Appropriate application of AI to Business
For Toshiba Group AI to become trusted and adopted by more businesses, it is important to understand and continuously improve the state of AI governance. The mechanisms for clarifying the impacts and risks brought about by separate AI systems to play a role in business decision-making and to maintain and improve AI governance is called AI risk management.
Although there is a tendency to look at the positive aspects (opportunities) brought by AI systems when using an AI system, unavoidable negative aspects (risks) brought by AI systems also need to be considered. AI risk management at the Toshiba Group aims to provide safe and high-value AI systems to society by minimizing risks (such as leakage of personal information and discrimination) in the AI systems provided by the Toshiba Group and maximizing opportunities (such as improved business efficiency and solving social problems). By performing AI risk management focused on the business units and companies that handle AI systems as products and services, customers can be provided with safe and secure high-value AI systems that reduce the likelihood of AI system faults and losses due to AI systems.
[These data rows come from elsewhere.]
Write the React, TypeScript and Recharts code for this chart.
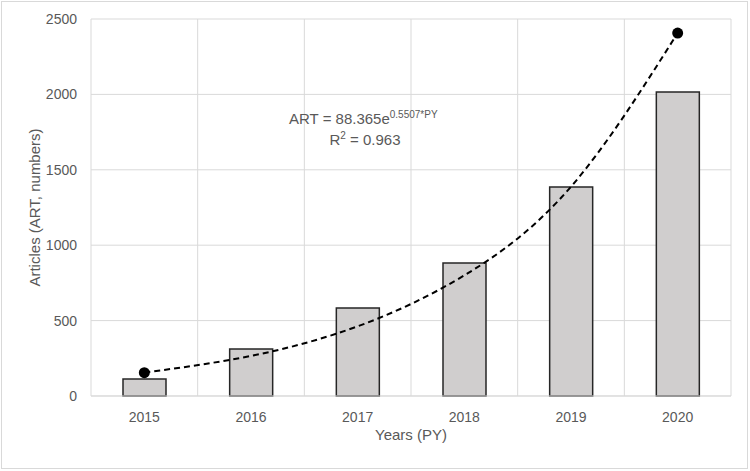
import { ComposedChart, Bar, Line, XAxis, YAxis, CartesianGrid, Label } from "recharts";

const years = ["2015", "2016", "2017", "2018", "2019", "2020"];
const articles = [113, 312, 583, 882, 1386, 2016];
// fitted exponential trend at each year
const trend = [155, 266, 462, 800, 1388, 2407];
const yTicks = [0, 500, 1000, 1500, 2000, 2500];

const data = years.map((y, i) => ({ year: y, art: articles[i], trend: trend[i] }));

const FONT = "'Liberation Sans', Arial, sans-serif";
const GRAY = "#595959";

function EndDot(props: any) {
  const { cx, cy, index } = props;
  if (index !== 0 && index !== years.length - 1) return null;
  return <circle key={index} cx={cx} cy={cy} r={5.5} fill="#000" />;
}

export default function App() {
  return (
    <div style={{ position: "absolute", left: 0, top: 0, width: 750, height: 471, background: "#fff", fontFamily: FONT }}>
      <div
        style={{
          position: "absolute", left: 1, top: 1, width: 747, height: 468,
          border: "1px solid #d9d9d9", boxSizing: "border-box",
        }}
      />
      <ComposedChart
        width={750}
        height={471}
        data={data}
        margin={{ top: 19, right: 19, bottom: 35, left: 31 }}
        barCategoryGap={0}
      >
        <CartesianGrid
          stroke="#d9d9d9"
          strokeWidth={1}
          verticalCoordinatesGenerator={({ offset }: any) =>
            Array.from({ length: years.length + 1 }, (_, i) => offset.left + (offset.width * i) / years.length)
          }
        />
        <XAxis
          dataKey="year"
          height={40}
          axisLine={{ stroke: "#d9d9d9" }}
          tickLine={false}
          tick={{ fill: GRAY, fontSize: 14, fontFamily: FONT }}
          tickMargin={10}
        >
          <Label value="Years (PY)" position="insideBottom" offset={0} dy={4} fill={GRAY} fontSize={15} fontFamily={FONT} />
        </XAxis>
        <YAxis
          width={60}
          domain={[0, 2500]}
          ticks={yTicks}
          axisLine={false}
          tickLine={false}
          tick={{ fill: GRAY, fontSize: 14, fontFamily: FONT }}
          tickMargin={8}
        >
          <Label
            value="Articles (ART, numbers)"
            angle={-90}
            position="insideLeft"
            offset={0}
            dx={4}
            style={{ textAnchor: "middle" }}
            fill={GRAY}
            fontSize={15}
            fontFamily={FONT}
          />
        </YAxis>
        <Bar dataKey="art" fill="#d0cece" stroke="#262626" strokeWidth={1.5} barSize={43} isAnimationActive={false} />
        <Line
          dataKey="trend"
          type="natural"
          stroke="#000"
          strokeWidth={2}
          strokeDasharray="6 4"
          dot={<EndDot />}
          activeDot={false}
          isAnimationActive={false}
        />
      </ComposedChart>
      <div style={{ position: "absolute", left: 289, top: 108, fontSize: 15, color: GRAY, lineHeight: "21px", textAlign: "center", width: 152 }}>
        <div style={{ whiteSpace: "nowrap", textAlign: "left" }}>
          ART = 88.365e<sup style={{ fontSize: 10, verticalAlign: "6px", lineHeight: 0 }}>0.5507*PY</sup>
        </div>
        <div style={{ whiteSpace: "nowrap" }}>
          R<sup style={{ fontSize: 10, verticalAlign: "6px", lineHeight: 0 }}>2</sup> = 0.963
        </div>
      </div>
    </div>
  );
}
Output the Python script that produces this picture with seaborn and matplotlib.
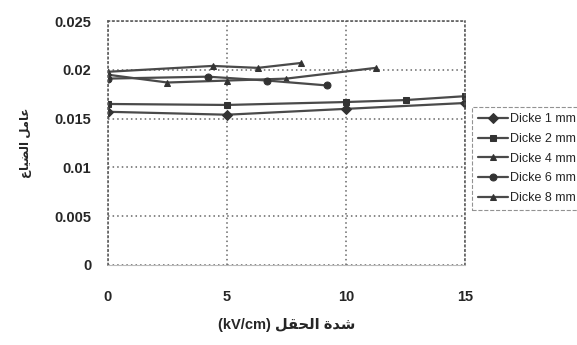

AI risk management overview: Risk is reduced through repeated cycles of AI risk assessment and AI risk response
The AI system developer fills in the required items in the “AI risk assessment sheet (survey sheet for AI systems).” This includes not only basic information about the AI system but also questions for measuring the degree of impact if that system causes an incident and the likelihood of an incident occurring. Based on these answer results, the degree of risk is evaluated, and feedback is given with the results and advice for mitigating risks. Based on the results, the AI system developer performs risk mitigation with the aim of reducing risk. By performing this iteratively, this AI risk management system serves as a mechanism for the Toshiba Group to reduce the risk inherent in AI systems.